By reducing the multiplier for large premises, and therefore raising less in business rates, government documents revealed the discount will now be much smaller for small and medium sized enterprises.
Alex Probyn of global tax firm Ryan said the proposed business rates settlement meant the average small shop’s bill would rise by between 40 to 65 per cent next April, as the discount drops from 40 per cent to an average of 11 per cent.
Craig Beaumont, executive director of the Federation of Small Business, a trade body, said SMEs would be “disappointed to hear that their bills are going to be higher than thought”.
The gambling industry bore the brunt of the most explicit tax raid on business, despite Reeves offering a “rabbit” by exempting bingo halls from duties.

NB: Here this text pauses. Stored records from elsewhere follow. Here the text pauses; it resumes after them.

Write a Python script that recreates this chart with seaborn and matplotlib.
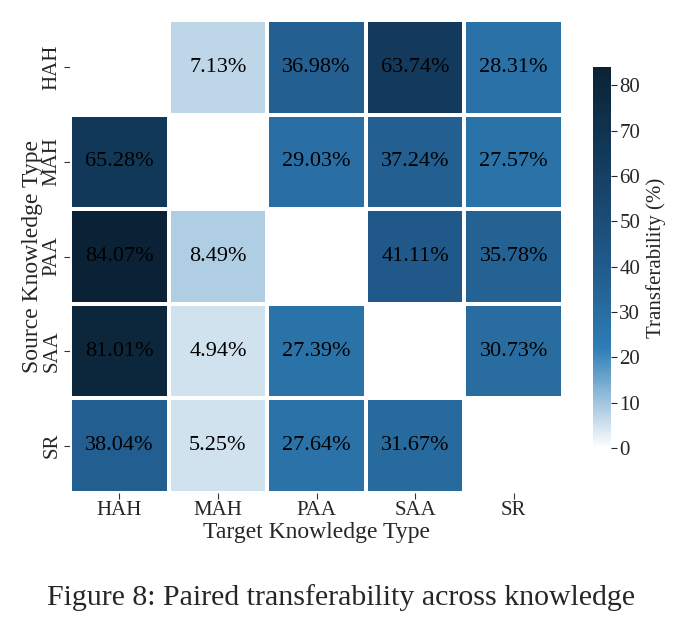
import numpy as np
import pandas as pd
import matplotlib
matplotlib.use("Agg")
import matplotlib.pyplot as plt
import seaborn as sns
from matplotlib.colors import LinearSegmentedColormap

sources = ["HAH", "MAH", "PAA", "SAA", "SR"]
targets = ["HAH", "MAH", "PAA", "SAA", "SR"]
row_hah = [np.nan, 7.13, 36.98, 63.74, 28.31]
row_mah = [65.28, np.nan, 29.03, 37.24, 27.57]
row_paa = [84.07, 8.49, np.nan, 41.11, 35.78]
row_saa = [81.01, 4.94, 27.39, np.nan, 30.73]
row_sr = [38.04, 5.25, 27.64, 31.67, np.nan]
cbar_ticks = [0, 10, 20, 30, 40, 50, 60, 70, 80]

df = pd.DataFrame([row_hah, row_mah, row_paa, row_saa, row_sr], index=sources, columns=targets)
mask = df.isna()
annot = df.map(lambda v: "" if np.isnan(v) else f"{v:.2f}%")

sns.set_style("white")
plt.rcParams["font.family"] = ["Liberation Serif", "DejaVu Serif"]

cmap = LinearSegmentedColormap.from_list(
    "tb",
    [(0.0, "#ffffff"), (0.26, "#2e7eb6"), (0.44, "#235f91"), (0.76, "#133a5c"), (1.0, "#0b2236")],
)

fig = plt.figure(figsize=(6.82, 6.29), dpi=100)
ax = fig.add_axes([70 / 682, 1 - 493 / 629, 493 / 682, 473 / 629])
cax = fig.add_axes([593 / 682, 1 - 448 / 629, 18 / 682, 381 / 629])

sns.heatmap(
    df, mask=mask, annot=annot, fmt="", cmap=cmap, vmin=0, vmax=np.nanmax(df.values),
    linewidths=1.5, linecolor="white", ax=ax, cbar_ax=cax,
    annot_kws={"fontsize": 16, "color": "black"},
    cbar_kws={"ticks": cbar_ticks},
)

ax.set_xlabel("Target Knowledge Type", fontsize=17, labelpad=1)
ax.set_ylabel("Source Knowledge Type", fontsize=17, labelpad=0)
ax.set_xticklabels(targets, fontsize=15, rotation=0)
ax.set_yticklabels(sources, fontsize=15, rotation=90, va="center")
ax.tick_params(axis="both", length=4, width=0.8, color="#333333", left=True, bottom=True, pad=2)

cax.tick_params(labelsize=15, length=4, width=0.8, pad=2)
cax.set_ylabel("Transferability (%)", fontsize=15, labelpad=4)

fig.text(0.5, 1 - 598 / 629, "Figure 8: Paired transferability across knowledge",
         ha="center", va="center", fontsize=21.5)

fig.savefig("out.png", dpi=100)
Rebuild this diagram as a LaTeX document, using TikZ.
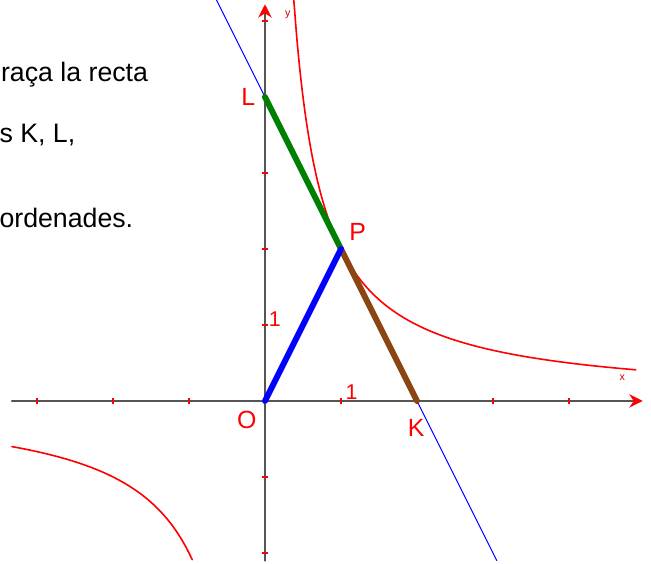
\documentclass[tikz,border=0pt]{standalone}
\usepackage{fontspec}
\setmainfont{Liberation Sans}
\usetikzlibrary{arrows.meta,positioning}
\definecolor{axisgray}{HTML}{555555}
\definecolor{curvered}{HTML}{FF0000}
\definecolor{segbrown}{HTML}{8B4513}
\definecolor{seggreen}{HTML}{008000}
\definecolor{labred}{HTML}{CC0000}

\begin{document}
\begin{tikzpicture}[x=1cm,y=1cm,line join=round,line cap=round]
  % canvas 651 x 564 px, 1 unit = 76 px, origin at (265,401)
  \useasboundingbox (-3.487,-2.145) rectangle (5.079,5.276);
  \tikzset{
    tick/.style={curvered,line width=0.75pt,line cap=butt},
    ptlabel/.style={text=curvered,font=\fontsize{9.3}{10}\selectfont,inner sep=0pt},
    numlabel/.style={text=curvered,font=\fontsize{8}{9}\selectfont,inner sep=0pt},
    axlabel/.style={text=labred,font=\fontsize{4}{5}\selectfont,inner sep=0pt},
    txt/.style={font=\fontsize{10}{12}\selectfont,inner sep=0pt,anchor=base west}
  }

  % ---- statement text (cut off at the left) ----
  \node[txt] (t1) at (-3.48,4.21) {raça la recta};
  \node[txt] (t2) at (-3.50,3.395) {s K, L,};
  \node[txt] (t3) at (-3.50,2.276) {ordenades.};

  % ---- axes ----
  \draw[axisgray,line width=0.75pt,-{Stealth[curvered,length=5pt,width=5pt]}]
    (-3.33,0) -- (4.97,0);
  \draw[axisgray,line width=0.75pt,-{Stealth[curvered,length=5pt,width=5pt]}]
    (0,-2.1) -- (0,5.22);
  \foreach \i in {-3,-2,-1,1,2,3,4}{
    \draw[tick] (\i,-0.045) -- (\i,0.045);
  }
  \foreach \j in {-2,-1,1,2,3,4,5}{
    \draw[tick] (-0.045,\j) -- (0.045,\j);
  }
  \node[axlabel] (xl) at (4.70,0.30) {x};
  \node[axlabel] (yl) at (0.30,5.08) {y};
  \node[numlabel] (one y) at (0.13,1.07) {1};
  \node[numlabel] (one x) at (1.14,0.11) {1};

  % ---- hyperbola xy = 2 ----
  \draw[curvered,line width=0.6pt,domain=0.379:4.88,samples=120,smooth]
    plot (\x,{2/\x});
  \draw[curvered,line width=0.6pt,domain=-3.33:-0.957,samples=80,smooth]
    plot (\x,{2/\x});

  % ---- tangent at P ----
  \coordinate (O) at (0,0);
  \coordinate (P) at (1,2);
  \coordinate (K) at (2,0);
  \coordinate (L) at (0,4);
  \coordinate (top) at (-0.64,5.28);
  \coordinate (bot) at (3.05,-2.1);
  \draw[blue,line width=0.4pt] (top) -- (bot);

  % thick segments
  \draw[seggreen,line width=2.2pt] (L) -- (P);
  \draw[segbrown,line width=2.2pt] (P) -- (K);
  \draw[blue,line width=2.2pt] (O) -- (P);

  % point labels
  \node[ptlabel] (lab L) at (-0.22,4.0) {L};
  \node[ptlabel] (lab P) at (1.22,2.22) {P};
  \node[ptlabel] (lab O) at (-0.24,-0.25) {O};
  \node[ptlabel] (lab K) at (1.99,-0.36) {K};
\end{tikzpicture}
\end{document}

Gaming companies said it was not enough to cover the blow of the remote gaming duty, which applies to online casino and roulette games, rising from 21 per cent to 40 per cent. Other levies affecting the companies were also increased.

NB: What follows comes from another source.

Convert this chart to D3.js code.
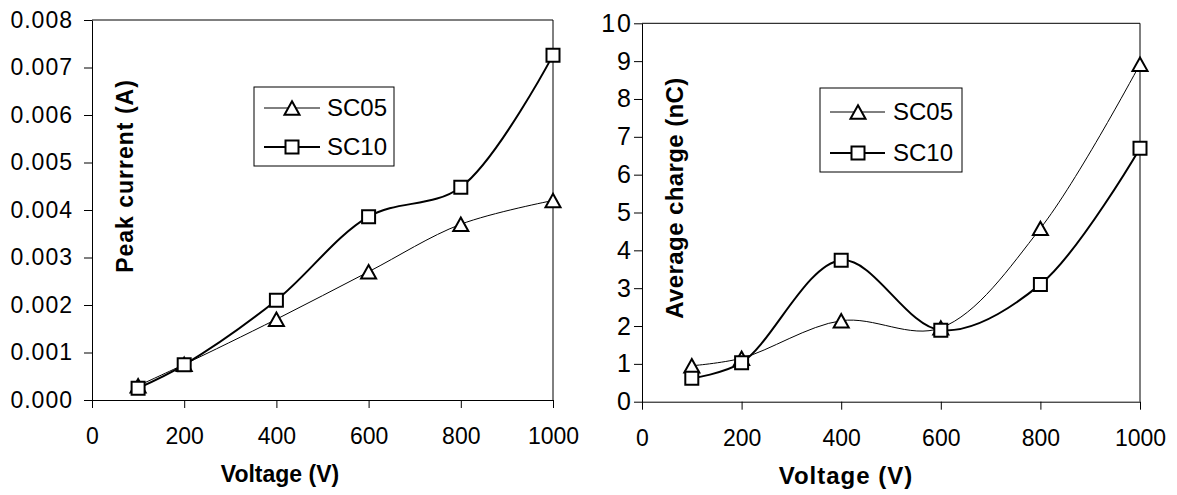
<!DOCTYPE html>
<html>
<head>
<meta charset="utf-8">
<script src="https://cdn.jsdelivr.net/npm/d3@7"></script>
<style>
  body { margin: 0; background: #fff; }
  svg { display: block; font-family: "Liberation Sans", Arial, sans-serif; }
</style>
</head>
<body>
<div id="chart"></div>
<script>
// data
const voltage = [100, 200, 400, 600, 800, 1000];
const seriesNames = ["SC05", "SC10"];

const peakSC05 = [0.0003, 0.00075, 0.0017, 0.0027, 0.0037, 0.0042];
const peakSC10 = [0.00025, 0.00074, 0.0021, 0.00386, 0.00448, 0.00726];

const chargeSC05 = [0.95, 1.15, 2.14, 1.95, 4.58, 8.92];
const chargeSC10 = [0.62, 1.03, 3.74, 1.89, 3.1, 6.7];

const voltTicks = [0, 200, 400, 600, 800, 1000];
const peakTicks = [0, 0.001, 0.002, 0.003, 0.004, 0.005, 0.006, 0.007, 0.008];
const chargeTicks = [0, 1, 2, 3, 4, 5, 6, 7, 8, 9, 10];

const width = 1177, height = 495;

const svg = d3.select("#chart")
  .append("svg")
  .attr("width", width)
  .attr("height", height);

// triangle centred on its bounding box, like the spreadsheet marker
const triangle = {
  draw(ctx, size) {
    const h = Math.sqrt(size);
    ctx.moveTo(0, -h / 2);
    ctx.lineTo(h * 0.56, h / 2);
    ctx.lineTo(-h * 0.56, h / 2);
    ctx.closePath();
  }
};
const markerTypes = [d3.symbol(triangle, 180), d3.symbol(d3.symbolSquare, 169)];
const lineWidths = [1, 2];

const panels = [
  {
    x0: 92, x1: 553, y0: 400, y1: 20,
    yDomain: [0, 0.008], yTicks: peakTicks, yFormat: d3.format(".3f"),
    yPad: 11, yTickSize: 23, yTickSpacing: 1,
    series: [peakSC05, peakSC10],
    yTitle: "Peak current (A)", yTitleX: 133, yTitleY: 176, yTitleSize: 23, yTitleSpacing: 1,
    xTitleX: 280, xTitleY: 482, xTitleSize: 23, xTitleSpacing: 0,
    legend: { x: 254, y: 87, w: 140, h: 79, rows: [108, 147], lx0: 264, lx1: 320, mx: 292, tx: 327 }
  },
  {
    x0: 642, x1: 1140, y0: 401.7, y1: 23.3,
    yDomain: [0, 10], yTicks: chargeTicks, yFormat: d3.format("d"),
    yPad: 1, yTickSize: 25, yTickSpacing: 2,
    series: [chargeSC05, chargeSC10],
    yTitle: "Average charge (nC)", yTitleX: 683, yTitleY: 198, yTitleSize: 24, yTitleSpacing: 0.4,
    xTitleX: 846, xTitleY: 484, xTitleSize: 24, xTitleSpacing: 1,
    legend: { x: 820, y: 88, w: 142, h: 84, rows: [112, 153], lx0: 830, lx1: 885, mx: 858, tx: 893 }
  }
];

panels.forEach(p => {
  const x = d3.scaleLinear().domain([0, 1000]).range([p.x0, p.x1]);
  const y = d3.scaleLinear().domain(p.yDomain).range([p.y0, p.y1]);

  const g = svg.append("g");

  // plot area frame (top and right)
  g.append("path")
    .attr("d", `M${p.x0},${p.y1}H${p.x1}V${p.y0}`)
    .attr("fill", "none")
    .attr("stroke", "#000")
    .attr("stroke-width", 1);

  const xAxis = g.append("g")
    .attr("transform", `translate(0,${p.y0})`)
    .call(d3.axisBottom(x).tickValues(voltTicks).tickFormat(d3.format("d"))
      .tickSize(8).tickSizeOuter(0).tickPadding(20));

  const yAxis = g.append("g")
    .attr("transform", `translate(${p.x0},0)`)
    .call(d3.axisLeft(y).tickValues(p.yTicks).tickFormat(p.yFormat)
      .tickSize(8).tickSizeOuter(0).tickPadding(p.yPad));

  [xAxis, yAxis].forEach(a => {
    a.selectAll("path, line").attr("stroke", "#000").attr("stroke-width", 1);
    a.selectAll("text")
      .attr("fill", "#000")
      .style("font-size", "23px")
      .style("font-family", "Liberation Sans, Arial, sans-serif");
  });
  yAxis.selectAll("text")
    .style("font-size", p.yTickSize + "px")
    .style("letter-spacing", p.yTickSpacing + "px");

  // axis titles
  g.append("text")
    .attr("x", p.xTitleX)
    .attr("y", p.xTitleY)
    .attr("text-anchor", "middle")
    .style("font-size", p.xTitleSize + "px")
    .style("font-weight", "bold")
    .style("letter-spacing", p.xTitleSpacing + "px")
    .text("Voltage (V)");

  g.append("text")
    .attr("transform", `translate(${p.yTitleX},${p.yTitleY}) rotate(-90)`)
    .attr("text-anchor", "middle")
    .style("font-size", p.yTitleSize + "px")
    .style("font-weight", "bold")
    .style("letter-spacing", p.yTitleSpacing + "px")
    .text(p.yTitle);

  // smoothed lines
  const line = d3.line()
    .x((d, i) => x(voltage[i]))
    .y(d => y(d))
    .curve(d3.curveCatmullRom.alpha(0.5));

  p.series.forEach((vals, s) => {
    g.append("path")
      .datum(vals)
      .attr("d", line)
      .attr("fill", "none")
      .attr("stroke", "#000")
      .attr("stroke-width", lineWidths[s]);
  });

  p.series.forEach((vals, s) => {
    g.selectAll(null)
      .data(vals)
      .enter()
      .append("path")
      .attr("d", markerTypes[s])
      .attr("transform", (d, i) => `translate(${x(voltage[i])},${y(d)})`)
      .attr("fill", "#fff")
      .attr("stroke", "#000")
      .attr("stroke-width", 2);
  });

  // legend
  const L = p.legend;
  g.append("rect")
    .attr("x", L.x).attr("y", L.y)
    .attr("width", L.w).attr("height", L.h)
    .attr("fill", "#fff")
    .attr("stroke", "#000")
    .attr("stroke-width", 1);

  seriesNames.forEach((name, s) => {
    const ry = L.rows[s];
    g.append("line")
      .attr("x1", L.lx0).attr("x2", L.lx1)
      .attr("y1", ry).attr("y2", ry)
      .attr("stroke", "#000")
      .attr("stroke-width", lineWidths[s]);
    g.append("path")
      .attr("d", markerTypes[s])
      .attr("transform", `translate(${L.mx},${ry})`)
      .attr("fill", "#fff")
      .attr("stroke", "#000")
      .attr("stroke-width", 2);
    g.append("text")
      .attr("x", L.tx)
      .attr("y", ry)
      .attr("dy", "0.35em")
      .style("font-size", "24px")
      .text(name);
  });
});
</script>
</body>
</html>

Flutter, Entain, Evoke and Rank Group said they would face a combined £790mn annual hit to their earnings from the new levies, once they are fully implemented from 2027, and be forced to pursue extreme cost cutting that would risk jobs and stores.

The Treasury had been leaning on companies to announce supportive investments in response to the Budget if they got what they wanted.
Lloyds Banking Group, Barclays and HSBC, which were spared from higher bank taxes, announced shortly after the Budget that they would make billions of pounds of finance available to UK companies and reduce mortgage costs for British households.
Reeves hosted a drinks reception on Wednesday evening with senior City executives, where she said her move to more than double her fiscal headroom demonstrated that she was restoring stability, according to people familiar with the meeting.
In an effort to encourage City figures — who included executives from NatWest, Lloyds, Goldman Sachs and Deutsche Bank — to sell the Budget to investors, she also touted her move to provide a stamp duty holiday to shares in new company listings on the London stock market.
One person briefed on the meeting said the mood among attendees was “a lot more positive and warmer than expected while the chancellor struck a confident tone”.
Another said it was “an obviously tricky Budget that seemed to have landed OK with the market so far. We may have been hoping for slightly stronger signals on addressing spending”.
Meanwhile, Alex Depledge, the government’s entrepreneurship adviser, highlighted the government’s proposals to help entrepreneurs through tax relief.
“Everyone accuses Labour of not having a growth story but this support for our scale-ups is part of the growth story — we need to back founders that are taking risks, building intellectual property and research and development because that’s where the good jobs and growth come from,” she said.